I just recently started playing with the Python NLTK (Natural Language ToolKit) to analyze text. The book Natural Language Processing with Python is available online and is very helpful if you’re just getting started.
At the beginning of the book the examples cover importing and analyzing text (primarily books) that you import from nltk (Getting Started with NLTK). It includes texts like Moby-Dick and Sense and Sensibility.
But you will probably want to analyze a source of your own. For example, I had text from a series of tweets debating political issues. The third chapter (Accessing Text from the Web and from Disk) has the answers:
First you need to turn raw text into tokens:
tokens = word_tokenize(raw)
Next turn your tokens into NLTK text:
text = nltk.Text(tokens)
Now you can treat it like the book examples in chapter 1.
I was analyzing a number number of tweets. One of the things I wanted to do was find common words in the tweets, to see if there were particular keywords that were common.

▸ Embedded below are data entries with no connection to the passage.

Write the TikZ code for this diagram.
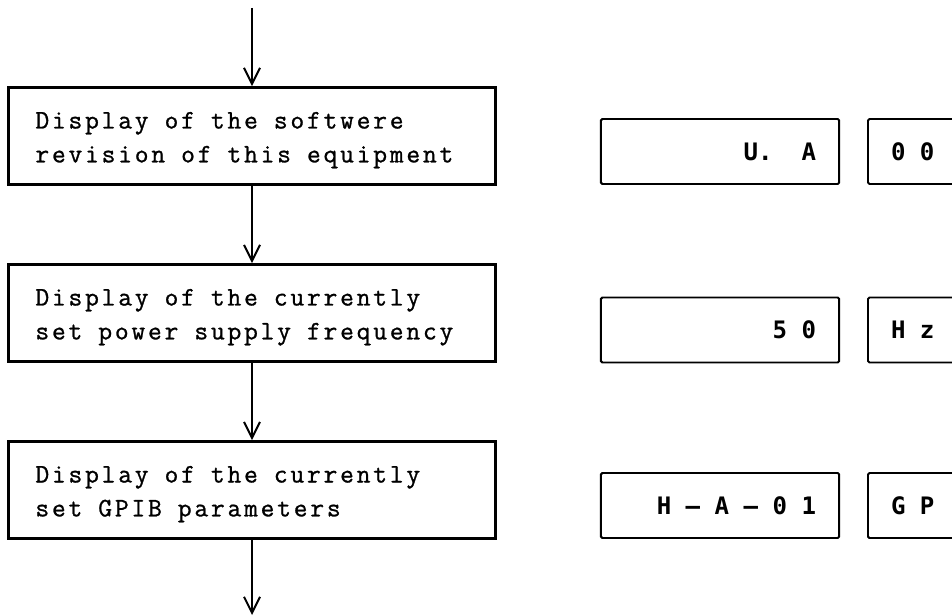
\documentclass[tikz,border=0pt]{standalone}
\usepackage{fontspec}
\newfontfamily\typefont{Latin Modern Mono}[LetterSpace=10.5,FakeBold=1]
\newfontfamily\lcdfont{DejaVu Sans Mono}
\usetikzlibrary{arrows.meta}
\protected\def\stepfont{\typefont\fontsize{19}{24.1}\selectfont}
\protected\def\dispfont{\lcdfont\bfseries\fontsize{17.1}{20}\selectfont}

\begin{document}
\begin{tikzpicture}[x=0.025cm,y=-0.025cm,
		stepbox/.style={draw,line width=2pt,minimum height=2.425cm,text width=10.825cm,inner xsep=0.675cm,inner ysep=0pt,text height=0.35cm,text depth=0.725cm,align=left,font=\stepfont,execute at begin node={\spaceskip=0.6em\relax}},
		disp/.style={draw,line width=1.4pt,rounded corners=1pt,minimum height=1.625cm,text width=4.8cm,inner xsep=0.575cm,inner ysep=0pt,align=right,font=\dispfont,execute at begin node={\spaceskip=0.602em\relax}},
		unitbox/.style={disp,text width=2.1cm,align=left},
		flow/.style={line width=1.4pt,-{Straight Barb[length=0.4cm,width=0.4cm,line width=1.4pt]}}]
				\clip (0,0) rectangle (952,616);
				
				\coordinate (in) at (252,8);
				\node[stepbox] (s1) at (252,136) {Display of the softwere\\revision of this equipment};
				\node[stepbox] (s2) at (252,313) {Display of the currently\\set power supply frequency};
				\node[stepbox] (s3) at (252,490) {Display of the currently\\set GPIB parameters};
				\coordinate (out) at (252,615);
				
				\draw[flow] (in) -- (s1);
				\draw[flow] (s1) -- (s2);
				\draw[flow] (s2) -- (s3);
				\draw[flow] (s3) -- (out);
				
				\node[disp] (d1) at (720,151.5) {U.\ \ A};
				\node[unitbox] (u1) at (933,151.5) {0 0};
				
				\node[disp] (d2) at (720,330) {5 0};
				\node[unitbox] (u2) at (933,330) {H z};
				
				\node[disp] (d3) at (720,505.5) {H – A – 0 1};
				\node[unitbox] (u3) at (933,505.5) {G P};
			\end{tikzpicture}
\end{document}
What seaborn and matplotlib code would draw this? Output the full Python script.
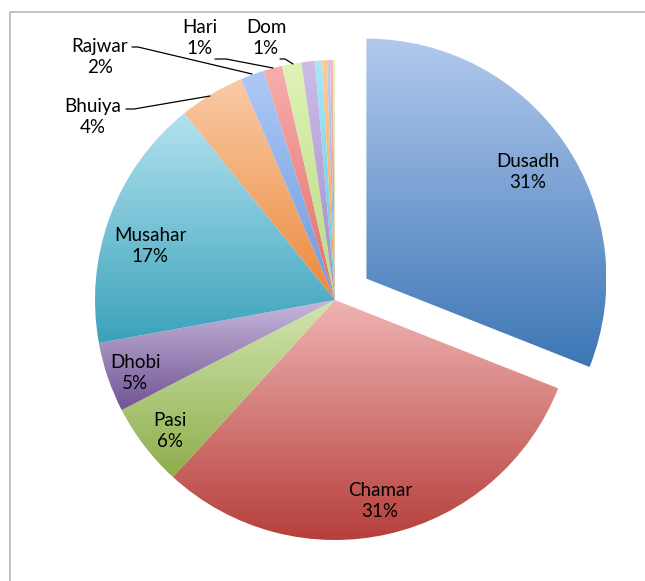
import matplotlib
matplotlib.use("Agg")
import matplotlib.pyplot as plt
import seaborn as sns
import numpy as np
from matplotlib.colors import LinearSegmentedColormap

# --- Data ---
castes = ["Dusadh", "Chamar", "Pasi", "Dhobi", "Musahar", "Bhuiya",
          "Rajwar", "Hari", "Dom", "Pan", "Turi", "Bantar", "Chaupal", "Kanjar", "Others"]
shares = [30.9, 30.7, 5.6, 4.7, 17.0, 4.4,
          1.6, 1.25, 1.3, 0.9, 0.47, 0.33, 0.2, 0.2, 0.13]
labelled = ["Dusadh", "Chamar", "Pasi", "Dhobi", "Musahar", "Bhuiya", "Rajwar", "Hari", "Dom"]

# light (top) -> dark (bottom) gradient per slice, Excel style
grad_colors = [
    ("#B2C9EE", "#3C76B5"),
    ("#EFB4B2", "#B63F3B"),
    ("#D3E6B0", "#8EAD4B"),
    ("#C7B9DC", "#715494"),
    ("#B3E2EF", "#3AA2BB"),
    ("#FACAA6", "#EC893C"),
    ("#AFC9F6", "#6C99DE"),
    ("#F8AEAD", "#DE6D6A"),
    ("#DFF3B6", "#B9DA83"),
    ("#CDBDE8", "#A18BC9"),
    ("#A9E7F6", "#5DC6DF"),
    ("#FFCB9A", "#F59F4E"),
    ("#BCD0F3", "#86A8E3"),
    ("#F5BDBB", "#E38986"),
    ("#E3F3C2", "#C5DE9C"),
]

# --- Layout (pixel space of a 645x581 canvas) ---
W, H = 645, 581
CENTER = (335, H - 300)
RADIUS = 240
# matplotlib offsets exploded wedges in data units
explode = [38] + [0] * (len(shares) - 1)

# inside labels (x, y_img) and outside labels with leader lines
label_pos = {
    "Dusadh": (528, 172), "Chamar": (380, 501), "Pasi": (170, 431),
    "Dhobi": (135, 373), "Musahar": (150, 246),
    "Bhuiya": (93, 117), "Rajwar": (100, 57), "Hari": (200, 38), "Dom": (266, 38),
}
leaders = {
    "Bhuiya": [(126, 109), (134, 109), (210, 96)],
    "Rajwar": [(132, 47), (138, 47), (252, 74)],
    "Hari": [(215, 59), (226, 59), (273, 68)],
    "Dom": [(280, 59), (285, 59), (293, 64)],
}

sns.set_style("white")
plt.rcParams["font.family"] = ["Lato", "DejaVu Sans"]

fig = plt.figure(figsize=(W / 100, H / 100), dpi=100)
ax = fig.add_axes([0, 0, 1, 1])

wedges, _ = ax.pie(shares, explode=explode, startangle=90, counterclock=False,
                   center=CENTER, radius=RADIUS, colors=["none"] * len(shares),
                   wedgeprops={"linewidth": 0})

grad = np.linspace(0, 1, 256).reshape(-1, 1)
for w, (c_top, c_bot) in zip(wedges, grad_colors):
    ext = w.get_path().get_extents()
    cmap = LinearSegmentedColormap.from_list("g", [c_top, c_bot])
    im = ax.imshow(grad, cmap=cmap, aspect="auto", origin="upper",
                   extent=[ext.x0, ext.x1, ext.y0, ext.y1], zorder=2,
                   interpolation="bilinear")
    im.set_clip_path(w)

total = sum(shares)
for name, val in zip(castes, shares):
    if name not in labelled:
        continue
    x, y = label_pos[name]
    ax.text(x, H - y, f"{name}\n{val / total * 100:.0f}%", ha="center", va="center",
            fontsize=13.5, color="#000000", linespacing=1.35, zorder=5)

for name, pts in leaders.items():
    xs = [p[0] for p in pts]
    ys = [H - p[1] for p in pts]
    ax.plot(xs, ys, color="black", lw=0.9, zorder=4)

# chart area frame (only top and left edges visible)
ax.plot([9.5, 9.5, W + 5], [-5, H - 11.5, H - 11.5], color="#BDBDBD", lw=1.3, zorder=1)

ax.set_xlim(0, W)
ax.set_ylim(0, H)
ax.axis("off")

fig.savefig("out.png", dpi=100)
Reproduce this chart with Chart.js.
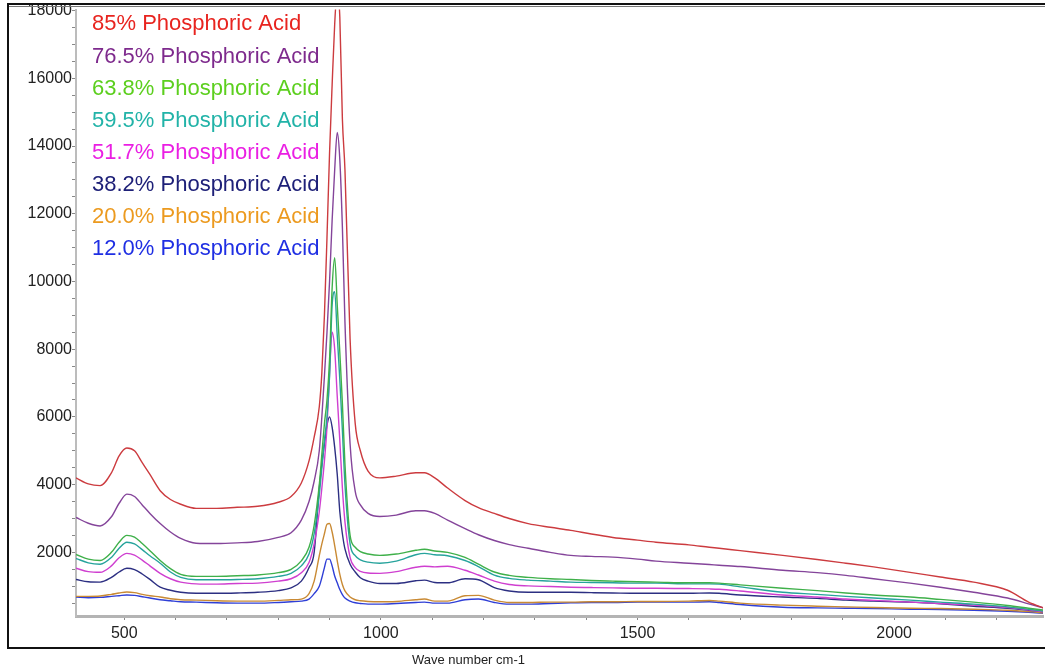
<!DOCTYPE html>
<html>
<head>
<meta charset="utf-8">
<script src="https://cdn.jsdelivr.net/npm/chart.js@4/dist/chart.umd.min.js"></script>
<style>
  html, body { margin: 0; padding: 0; background: #fff; }
  #wrap { width: 1045px; height: 671px; }
</style>
</head>
<body>
<div id="wrap"><canvas id="myChart" width="1045" height="671"></canvas></div>
<script>
// wave numbers (cm-1) shared by every spectrum
const wavenumbers = [406, 430, 453, 475, 490, 505, 520, 535, 550, 570, 590, 610, 640, 680, 720, 760, 800, 825, 845, 860,
  870, 880, 885, 890, 895, 900, 905, 910, 915, 920, 925, 930, 940, 950, 960, 975, 998, 1030, 1068, 1085,
  1105, 1130, 1164, 1190, 1221, 1250, 1287, 1330, 1370, 1410, 1452, 1500, 1536, 1600, 1640, 1659, 1700, 1783, 1850, 1906,
  1960, 2031, 2090, 2155, 2221, 2262, 2293];

const acid85 = [4200, 4020, 3970, 4350, 4850, 5080, 5000, 4650, 4300, 3820, 3560, 3420, 3300, 3300, 3330, 3360, 3480, 3650, 4050, 4700,
  5400, 6300, 7300, 9000, 11300, 13800, 15800, 17600, 18600, 17800, 14800, 13300, 8300, 5800, 5000, 4400, 4200, 4250, 4350, 4350,
  4200, 3900, 3530, 3320, 3150, 3000, 2850, 2740, 2650, 2540, 2440, 2360, 2300, 2220, 2150, 2120, 2050, 1910, 1790, 1680,
  1570, 1410, 1270, 1120, 880, 530, 350];
const acid765 = [3030, 2860, 2780, 3050, 3450, 3720, 3650, 3400, 3150, 2850, 2600, 2410, 2270, 2260, 2280, 2320, 2440, 2580, 2950, 3500,
  4100, 5000, 6000, 7200, 8500, 10000, 11800, 13300, 14400, 13600, 11600, 8800, 5200, 3800, 3400, 3150, 3060, 3100, 3230, 3230,
  3150, 2950, 2700, 2520, 2350, 2230, 2120, 2000, 1910, 1880, 1860, 1800, 1740, 1680, 1640, 1620, 1580, 1470, 1400, 1320,
  1220, 1090, 970, 820, 650, 480, 350];
const acid638 = [1940, 1800, 1760, 2000, 2300, 2500, 2450, 2260, 2050, 1760, 1520, 1350, 1290, 1290, 1310, 1330, 1400, 1500, 1750, 2150,
  2800, 4000, 4900, 5800, 6500, 7700, 9800, 10700, 9300, 7900, 6400, 4600, 2500, 2150, 2020, 1950, 1910, 1950, 2060, 2090,
  2040, 2000, 1850, 1650, 1420, 1320, 1260, 1220, 1200, 1170, 1150, 1130, 1120, 1100, 1100, 1090, 1040, 940, 870, 800,
  740, 680, 610, 530, 430, 350, 290];
const acid595 = [1820, 1690, 1650, 1850, 2120, 2300, 2250, 2080, 1900, 1680, 1420, 1260, 1190, 1190, 1200, 1220, 1290, 1380, 1600, 1950,
  2550, 3700, 4500, 5300, 6000, 7200, 9300, 9700, 8400, 7100, 5600, 4000, 2250, 1900, 1780, 1710, 1680, 1740, 1930, 1970,
  1930, 1900, 1760, 1580, 1330, 1230, 1180, 1150, 1120, 1110, 1100, 1090, 1090, 1070, 1070, 1060, 980, 820, 760, 700,
  650, 590, 530, 470, 390, 320, 260];
const acid517 = [1530, 1430, 1410, 1600, 1840, 1970, 1920, 1770, 1600, 1380, 1220, 1120, 1070, 1060, 1080, 1090, 1150, 1220, 1400, 1700,
  2250, 3200, 3900, 4700, 5700, 7300, 8500, 8000, 6600, 5300, 3900, 2900, 1850, 1550, 1440, 1390, 1380, 1430, 1560, 1590,
  1570, 1590, 1470, 1330, 1150, 1050, 1010, 990, 970, 960, 950, 940, 940, 930, 920, 910, 860, 740, 680, 620,
  580, 530, 490, 440, 370, 300, 240];
const acid382 = [1200, 1130, 1120, 1260, 1420, 1530, 1490, 1360, 1200, 970, 880, 820, 790, 790, 800, 820, 870, 950, 1150, 1550,
  2000, 3900, 4600, 5200, 5750, 6000, 5700, 5100, 4300, 3200, 2550, 2100, 1650, 1420, 1250, 1150, 1080, 1080, 1160, 1180,
  1110, 1100, 1220, 1190, 960, 860, 820, 820, 820, 810, 800, 790, 790, 790, 800, 790, 740, 680, 640, 590,
  560, 530, 480, 410, 350, 290, 240];
const acid200 = [700, 700, 710, 760, 800, 830, 810, 760, 720, 680, 630, 600, 590, 570, 560, 560, 580, 600, 620, 780,
  1150, 1900, 2250, 2550, 2830, 2850, 2600, 2200, 1750, 1350, 1050, 860, 680, 600, 570, 550, 540, 550, 600, 620,
  560, 560, 720, 730, 590, 520, 520, 530, 530, 540, 540, 550, 550, 560, 580, 560, 500, 440, 410, 390,
  370, 350, 340, 320, 290, 250, 210];
const acid120 = [680, 660, 670, 700, 720, 740, 730, 690, 650, 600, 570, 540, 530, 510, 500, 500, 520, 540, 560, 620,
  780, 1000, 1250, 1550, 1800, 1800, 1600, 1300, 1100, 900, 750, 650, 560, 510, 490, 470, 470, 490, 520, 530,
  500, 500, 600, 620, 520, 470, 470, 490, 510, 520, 520, 530, 530, 530, 540, 520, 460, 380, 360, 350,
  340, 320, 310, 290, 260, 230, 200];

const seriesLabels = ['85% Phosphoric Acid', '76.5% Phosphoric Acid', '63.8% Phosphoric Acid', '59.5% Phosphoric Acid',
  '51.7% Phosphoric Acid', '38.2% Phosphoric Acid', '20.0% Phosphoric Acid', '12.0% Phosphoric Acid'];
const seriesValues = [acid85, acid765, acid638, acid595, acid517, acid382, acid200, acid120];

const xTicks = [500, 1000, 1500, 2000];
const yTicks = [2000, 4000, 6000, 8000, 10000, 12000, 14000, 16000, 18000];

// styles
const lineColors = ['#cc3b3f', '#84449a', '#3fb04a', '#26a39c', '#cf3fd0', '#2c2f82', '#c98a34', '#2f3fd6'];
const textColors = ['#e8241f', '#7e2a8d', '#5ccf1e', '#22b3a8', '#ea1fe3', '#1e2078', '#ec9a1f', '#1f2fe3'];
const legendY = [24, 57, 89, 121, 153, 185, 217, 249];

const datasets = seriesValues.map((vals, k) => ({
  label: seriesLabels[k],
  data: wavenumbers.map((w, i) => ({ x: w, y: vals[i] })),
  borderColor: lineColors[k],
  borderWidth: 1.4,
  pointRadius: 0,
  cubicInterpolationMode: 'monotone',
  fill: false
}));

const framePlugin = {
  id: 'framePlugin',
  afterDatasetsDraw(chart) {
    const ctx = chart.ctx;
    ctx.save();
    ctx.textBaseline = 'middle';
    ctx.textAlign = 'left';
    ctx.font = '22px "Liberation Sans", Arial, sans-serif';
    chart.data.datasets.forEach((ds, k) => {
      ctx.fillStyle = textColors[k];
      ctx.fillText(ds.label, 92, legendY[k]);
    });
    ctx.restore();
  },
  afterDraw(chart) {
    const ctx = chart.ctx;
    ctx.save();
    ctx.strokeStyle = '#111';
    ctx.lineWidth = 2;
    ctx.beginPath();
    ctx.moveTo(8, 4);
    ctx.lineTo(1045, 4);
    ctx.moveTo(8, 3);
    ctx.lineTo(8, 648);
    ctx.lineTo(1045, 648);
    ctx.stroke();
    ctx.strokeStyle = '#777';
    ctx.lineWidth = 1;
    ctx.beginPath();
    ctx.moveTo(9, 6.5);
    ctx.lineTo(1045, 6.5);
    ctx.stroke();
    ctx.fillStyle = '#222';
    ctx.font = '13px "Liberation Sans", Arial, sans-serif';
    ctx.textBaseline = 'middle';
    ctx.textAlign = 'left';
    ctx.fillText('Wave number cm-1', 412, 660);
    ctx.restore();
  }
};

const ctx = document.getElementById('myChart').getContext('2d');
const myChart = new Chart(ctx, {
  type: 'line',
  data: { datasets: datasets },
  options: {
    responsive: false,
    animation: false,
    layout: { padding: { left: 0, right: 2, top: 8, bottom: 0 } },
    plugins: { legend: { display: false }, tooltip: { enabled: false } },
    scales: {
      x: {
        type: 'linear',
        min: 406,
        max: 2290,
        afterFit: (scale) => { scale.height = 55; },
        afterBuildTicks: (scale) => {
          const t = [];
          for (let v = 500; v <= 2200; v += 100) t.push({ value: v });
          scale.ticks = t;
        },
        ticks: {
          autoSkip: false,
          maxRotation: 0,
          padding: 4,
          color: '#222',
          font: { family: '"Liberation Sans", Arial, sans-serif', size: 16 },
          callback: (v) => xTicks.includes(v) ? String(v) : ''
        },
        grid: { drawOnChartArea: false, drawTicks: true, tickLength: 4, color: '#888' },
        border: { color: '#b4b4b4', width: 3 }
      },
      y: {
        type: 'linear',
        min: 120,
        max: 18030,
        afterFit: (scale) => { scale.width = 76; },
        afterBuildTicks: (scale) => {
          const t = [];
          for (let v = 500; v <= 18000; v += 500) t.push({ value: v });
          scale.ticks = t;
        },
        ticks: {
          autoSkip: false,
          padding: 0,
          color: '#222',
          font: { family: '"Liberation Sans", Arial, sans-serif', size: 16 },
          callback: (v) => yTicks.includes(v) ? String(v) : ''
        },
        grid: { drawOnChartArea: false, drawTicks: true, tickLength: 4, color: '#888' },
        border: { color: '#bcbcbc', width: 2 }
      }
    }
  },
  plugins: [framePlugin]
});
</script>
</body>
</html>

I was using the Python interpreter for my tests, and I did run into a couple errors with word_tokenize
and later FreqDist
, such as:
>>> fdist1 = FreqDist(text)
Traceback (most recent call last):
File "<stdin>", line 1, in <module>
NameError: name 'FreqDist' is not defined
You can address this by importing the specific libraries:
>>> from nltk import FreqDist
Here are the commands, in order, that I ran to produce my list of common words — in this case, I was looking for words that appeared at least 3 times and that were at least 5 characters long:
>>> import nltk
>>> from nltk import word_tokenize
>>> from nltk import FreqDist
>>> with open("corpus-twitter", "r") as myfile:
... raw = myfile.read().decode("utf8")
>>> tokens = word_tokenize(raw)
>>> text = nltk.Text(tokens)
>>> fdist = FreqDist(text)
>>> sorted(w for w in set(text) if len(w) >= 5 and fdist[w] >= 3)
[u'Americans', u'Detroit', u'Please', u'TaxReform', u'Thanks', u'There', u'Trump', u'about', u'against', u'always', u'anyone', u'argument', u'because', u'being', u'believe', u'context', u'could', u'debate', u'defend', u'diluted', u'dollars', u'enough', u'every', u'going', u'happened', u'heard', u'human', u'ideas', u'immigration', u'indefensible', u'logic', u'never', u'opinion', u'people', u'point', u'pragmatic', u'problem', u'problems', u'proposed', u'public', u'question', u'really', u'restricting', u'right', u'saying', u'school', u'scope', u'serious', u'should', u'solution', u'still', u'talking', u'their', u'there', u'think', u'thinking', u'thread', u'times', u'truth', u'trying', u'tweet', u'understand', u'until', u'welfare', u'where', u'world', u'would', u'wrong', u'years', u'yesterday']
It turns out the results weren’t as interesting as I’d hoped. A few interesting items–Detroit for example–but most of the words aren’t surprising given I was looking at tweets around political debate. Perhaps with a larger corpus there would be more stand-out words.